## [Exercise task]
Skip all pictures, then copy the lines from the start of the data through the line with "Arial, Helvetica, sans-serif';", keeping both ends.
══ Collected data ══
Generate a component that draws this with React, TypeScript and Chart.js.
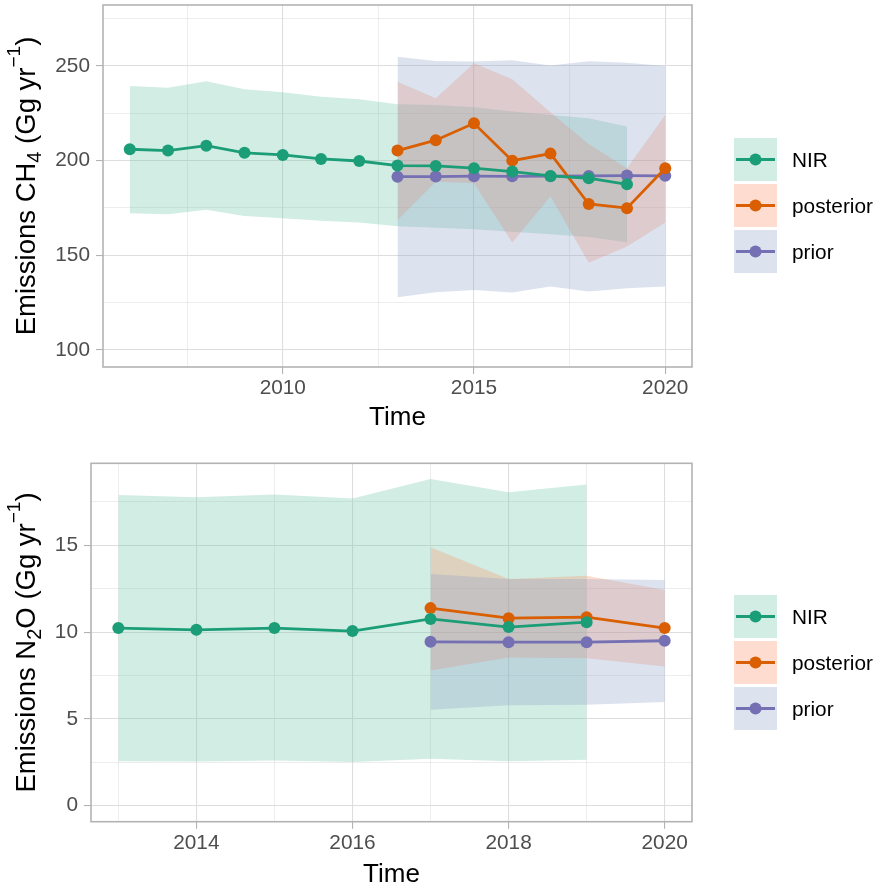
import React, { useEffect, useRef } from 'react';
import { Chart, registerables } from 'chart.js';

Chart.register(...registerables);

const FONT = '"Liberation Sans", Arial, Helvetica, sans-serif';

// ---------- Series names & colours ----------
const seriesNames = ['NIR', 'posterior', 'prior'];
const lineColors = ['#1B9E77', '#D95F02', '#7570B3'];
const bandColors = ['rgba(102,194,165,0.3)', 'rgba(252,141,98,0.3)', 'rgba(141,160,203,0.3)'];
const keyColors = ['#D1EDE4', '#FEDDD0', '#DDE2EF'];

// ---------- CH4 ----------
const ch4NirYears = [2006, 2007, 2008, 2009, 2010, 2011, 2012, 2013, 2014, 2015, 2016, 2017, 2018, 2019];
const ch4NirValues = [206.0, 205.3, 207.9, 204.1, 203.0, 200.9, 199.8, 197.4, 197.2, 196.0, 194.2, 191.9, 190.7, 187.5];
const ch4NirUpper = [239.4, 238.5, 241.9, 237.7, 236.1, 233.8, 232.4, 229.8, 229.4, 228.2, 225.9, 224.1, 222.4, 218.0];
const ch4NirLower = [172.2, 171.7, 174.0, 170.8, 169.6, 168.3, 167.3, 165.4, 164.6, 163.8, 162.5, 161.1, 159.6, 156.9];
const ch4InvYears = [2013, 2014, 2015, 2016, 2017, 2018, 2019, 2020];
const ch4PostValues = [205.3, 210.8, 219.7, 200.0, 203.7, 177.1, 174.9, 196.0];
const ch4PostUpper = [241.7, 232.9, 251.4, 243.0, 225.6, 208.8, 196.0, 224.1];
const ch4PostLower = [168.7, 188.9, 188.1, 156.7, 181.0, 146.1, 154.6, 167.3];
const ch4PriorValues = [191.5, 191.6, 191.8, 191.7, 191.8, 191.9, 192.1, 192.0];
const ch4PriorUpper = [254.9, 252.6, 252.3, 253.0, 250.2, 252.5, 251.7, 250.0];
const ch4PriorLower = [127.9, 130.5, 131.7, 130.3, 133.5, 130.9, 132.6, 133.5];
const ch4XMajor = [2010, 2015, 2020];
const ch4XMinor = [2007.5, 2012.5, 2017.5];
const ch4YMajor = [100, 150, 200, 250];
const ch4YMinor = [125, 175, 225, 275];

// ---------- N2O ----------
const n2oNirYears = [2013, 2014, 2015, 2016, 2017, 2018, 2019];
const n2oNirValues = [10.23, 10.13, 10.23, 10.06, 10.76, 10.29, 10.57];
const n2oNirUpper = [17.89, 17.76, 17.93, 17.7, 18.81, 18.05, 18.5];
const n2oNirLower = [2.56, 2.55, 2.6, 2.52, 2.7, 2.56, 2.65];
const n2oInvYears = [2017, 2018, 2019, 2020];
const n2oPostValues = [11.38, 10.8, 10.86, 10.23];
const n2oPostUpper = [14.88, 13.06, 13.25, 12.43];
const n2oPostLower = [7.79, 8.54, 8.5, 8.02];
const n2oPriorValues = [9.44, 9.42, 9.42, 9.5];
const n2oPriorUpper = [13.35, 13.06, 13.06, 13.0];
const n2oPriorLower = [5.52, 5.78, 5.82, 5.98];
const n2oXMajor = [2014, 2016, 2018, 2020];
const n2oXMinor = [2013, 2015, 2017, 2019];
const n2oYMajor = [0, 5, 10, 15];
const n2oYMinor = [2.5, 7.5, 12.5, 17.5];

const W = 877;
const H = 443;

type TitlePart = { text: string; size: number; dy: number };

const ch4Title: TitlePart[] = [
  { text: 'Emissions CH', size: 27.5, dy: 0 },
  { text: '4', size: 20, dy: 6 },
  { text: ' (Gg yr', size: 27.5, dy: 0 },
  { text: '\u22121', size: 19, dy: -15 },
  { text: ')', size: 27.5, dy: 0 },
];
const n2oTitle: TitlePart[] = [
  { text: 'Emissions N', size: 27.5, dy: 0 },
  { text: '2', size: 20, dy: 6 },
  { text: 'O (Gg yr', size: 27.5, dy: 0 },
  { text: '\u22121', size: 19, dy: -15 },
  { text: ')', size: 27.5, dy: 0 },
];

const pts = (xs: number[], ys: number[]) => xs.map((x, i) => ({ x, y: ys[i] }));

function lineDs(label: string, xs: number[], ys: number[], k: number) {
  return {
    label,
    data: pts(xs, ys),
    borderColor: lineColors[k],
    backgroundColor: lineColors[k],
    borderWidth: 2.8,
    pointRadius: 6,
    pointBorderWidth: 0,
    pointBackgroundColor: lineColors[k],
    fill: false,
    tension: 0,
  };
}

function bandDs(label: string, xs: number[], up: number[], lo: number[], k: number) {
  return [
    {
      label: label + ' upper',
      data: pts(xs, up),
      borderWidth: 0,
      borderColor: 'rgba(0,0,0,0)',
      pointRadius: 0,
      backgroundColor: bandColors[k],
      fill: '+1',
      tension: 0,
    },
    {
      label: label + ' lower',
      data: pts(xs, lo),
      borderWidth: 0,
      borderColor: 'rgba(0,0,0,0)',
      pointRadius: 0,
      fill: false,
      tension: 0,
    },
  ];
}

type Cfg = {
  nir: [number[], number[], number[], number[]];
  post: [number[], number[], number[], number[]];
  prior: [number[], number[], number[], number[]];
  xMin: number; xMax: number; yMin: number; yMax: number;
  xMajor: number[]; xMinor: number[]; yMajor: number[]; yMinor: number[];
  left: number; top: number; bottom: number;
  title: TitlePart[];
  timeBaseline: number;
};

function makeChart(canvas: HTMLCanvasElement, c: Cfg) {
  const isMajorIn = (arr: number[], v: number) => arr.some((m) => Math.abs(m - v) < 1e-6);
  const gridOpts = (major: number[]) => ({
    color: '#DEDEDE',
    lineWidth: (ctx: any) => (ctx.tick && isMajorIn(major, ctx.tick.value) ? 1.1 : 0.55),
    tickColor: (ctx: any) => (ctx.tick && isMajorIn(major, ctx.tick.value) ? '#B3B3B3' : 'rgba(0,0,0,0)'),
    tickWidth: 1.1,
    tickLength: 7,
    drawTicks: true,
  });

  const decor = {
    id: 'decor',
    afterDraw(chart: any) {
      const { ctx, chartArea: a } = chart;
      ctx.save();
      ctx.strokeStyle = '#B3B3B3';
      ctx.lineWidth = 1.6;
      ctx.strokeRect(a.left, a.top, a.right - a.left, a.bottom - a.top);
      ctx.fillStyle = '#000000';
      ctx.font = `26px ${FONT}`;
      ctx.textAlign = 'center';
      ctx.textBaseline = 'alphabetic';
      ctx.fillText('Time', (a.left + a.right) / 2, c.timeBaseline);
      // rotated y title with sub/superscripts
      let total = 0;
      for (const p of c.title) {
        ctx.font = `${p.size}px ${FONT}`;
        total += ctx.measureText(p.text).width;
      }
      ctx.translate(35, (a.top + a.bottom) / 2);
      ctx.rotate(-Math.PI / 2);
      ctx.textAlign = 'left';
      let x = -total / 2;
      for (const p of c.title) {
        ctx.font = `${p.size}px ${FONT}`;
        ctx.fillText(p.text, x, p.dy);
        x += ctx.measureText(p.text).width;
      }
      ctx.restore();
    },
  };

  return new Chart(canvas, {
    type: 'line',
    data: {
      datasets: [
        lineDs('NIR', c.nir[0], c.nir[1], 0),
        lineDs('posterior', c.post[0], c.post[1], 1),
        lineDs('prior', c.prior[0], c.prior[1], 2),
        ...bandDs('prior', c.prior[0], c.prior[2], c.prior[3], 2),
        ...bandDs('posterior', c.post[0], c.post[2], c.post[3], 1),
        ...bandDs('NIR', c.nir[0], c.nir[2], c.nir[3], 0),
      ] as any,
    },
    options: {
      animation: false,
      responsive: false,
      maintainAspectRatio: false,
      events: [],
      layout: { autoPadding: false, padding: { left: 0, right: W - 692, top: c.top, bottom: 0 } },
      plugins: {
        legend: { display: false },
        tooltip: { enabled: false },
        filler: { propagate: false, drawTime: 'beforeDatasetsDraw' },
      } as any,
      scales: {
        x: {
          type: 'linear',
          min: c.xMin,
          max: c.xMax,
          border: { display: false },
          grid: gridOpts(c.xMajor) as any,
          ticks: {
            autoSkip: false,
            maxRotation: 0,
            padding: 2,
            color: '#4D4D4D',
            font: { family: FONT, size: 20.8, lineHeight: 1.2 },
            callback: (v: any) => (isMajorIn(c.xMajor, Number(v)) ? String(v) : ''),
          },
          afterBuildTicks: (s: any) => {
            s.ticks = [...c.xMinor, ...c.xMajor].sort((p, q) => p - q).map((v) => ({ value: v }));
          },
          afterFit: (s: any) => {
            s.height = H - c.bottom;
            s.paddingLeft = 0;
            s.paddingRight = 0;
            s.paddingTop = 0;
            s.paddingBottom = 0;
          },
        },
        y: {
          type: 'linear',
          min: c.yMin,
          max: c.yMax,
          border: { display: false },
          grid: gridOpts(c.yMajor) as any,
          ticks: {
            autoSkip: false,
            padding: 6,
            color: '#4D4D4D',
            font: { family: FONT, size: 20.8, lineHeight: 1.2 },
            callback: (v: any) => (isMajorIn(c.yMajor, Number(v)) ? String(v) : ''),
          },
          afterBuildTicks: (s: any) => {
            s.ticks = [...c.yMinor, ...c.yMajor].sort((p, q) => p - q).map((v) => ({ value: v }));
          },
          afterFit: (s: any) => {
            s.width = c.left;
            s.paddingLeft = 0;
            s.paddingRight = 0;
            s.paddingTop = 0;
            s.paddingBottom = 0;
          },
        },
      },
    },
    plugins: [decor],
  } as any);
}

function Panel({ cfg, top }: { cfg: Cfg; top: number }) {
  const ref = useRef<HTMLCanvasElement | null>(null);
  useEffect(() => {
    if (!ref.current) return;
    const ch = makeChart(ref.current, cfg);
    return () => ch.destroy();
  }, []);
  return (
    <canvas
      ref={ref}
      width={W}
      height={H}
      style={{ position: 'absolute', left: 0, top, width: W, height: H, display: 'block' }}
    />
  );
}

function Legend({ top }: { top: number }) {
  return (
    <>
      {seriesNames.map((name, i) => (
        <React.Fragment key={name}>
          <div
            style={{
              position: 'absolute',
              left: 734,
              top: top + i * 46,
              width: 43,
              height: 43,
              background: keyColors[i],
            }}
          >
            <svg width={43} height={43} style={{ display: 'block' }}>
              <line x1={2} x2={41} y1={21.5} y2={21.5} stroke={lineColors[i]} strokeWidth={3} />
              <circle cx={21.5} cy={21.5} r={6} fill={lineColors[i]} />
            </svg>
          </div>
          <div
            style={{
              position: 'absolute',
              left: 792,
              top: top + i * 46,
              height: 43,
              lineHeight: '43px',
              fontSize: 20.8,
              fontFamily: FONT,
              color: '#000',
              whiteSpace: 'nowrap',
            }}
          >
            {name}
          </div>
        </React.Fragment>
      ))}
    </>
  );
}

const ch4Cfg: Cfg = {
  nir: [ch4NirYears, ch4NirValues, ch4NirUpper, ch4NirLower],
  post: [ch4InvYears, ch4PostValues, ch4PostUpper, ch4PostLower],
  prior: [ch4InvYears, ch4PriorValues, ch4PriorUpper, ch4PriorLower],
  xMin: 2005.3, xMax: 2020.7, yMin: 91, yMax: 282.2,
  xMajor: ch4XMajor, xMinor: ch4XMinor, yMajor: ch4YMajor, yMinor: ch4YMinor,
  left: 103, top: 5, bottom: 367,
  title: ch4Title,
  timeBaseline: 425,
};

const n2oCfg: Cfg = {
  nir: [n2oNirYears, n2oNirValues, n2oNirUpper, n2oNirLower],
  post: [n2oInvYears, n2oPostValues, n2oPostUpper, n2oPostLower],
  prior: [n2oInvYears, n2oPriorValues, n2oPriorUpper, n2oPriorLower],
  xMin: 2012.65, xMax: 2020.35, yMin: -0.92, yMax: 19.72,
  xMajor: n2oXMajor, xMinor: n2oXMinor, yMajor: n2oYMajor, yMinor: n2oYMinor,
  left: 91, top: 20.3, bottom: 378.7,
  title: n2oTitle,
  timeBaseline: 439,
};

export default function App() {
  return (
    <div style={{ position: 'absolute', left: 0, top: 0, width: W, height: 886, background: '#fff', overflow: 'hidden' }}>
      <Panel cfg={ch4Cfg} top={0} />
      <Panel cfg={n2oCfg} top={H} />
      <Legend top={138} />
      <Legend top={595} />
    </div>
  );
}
═══
## [Completed task]
Generate a component that draws this with React, TypeScript and Chart.js.
import React, { useEffect, useRef } from 'react';
import { Chart, registerables } from 'chart.js';

Chart.register(...registerables);

const FONT = '"Liberation Sans", Arial, Helvetica, sans-serif';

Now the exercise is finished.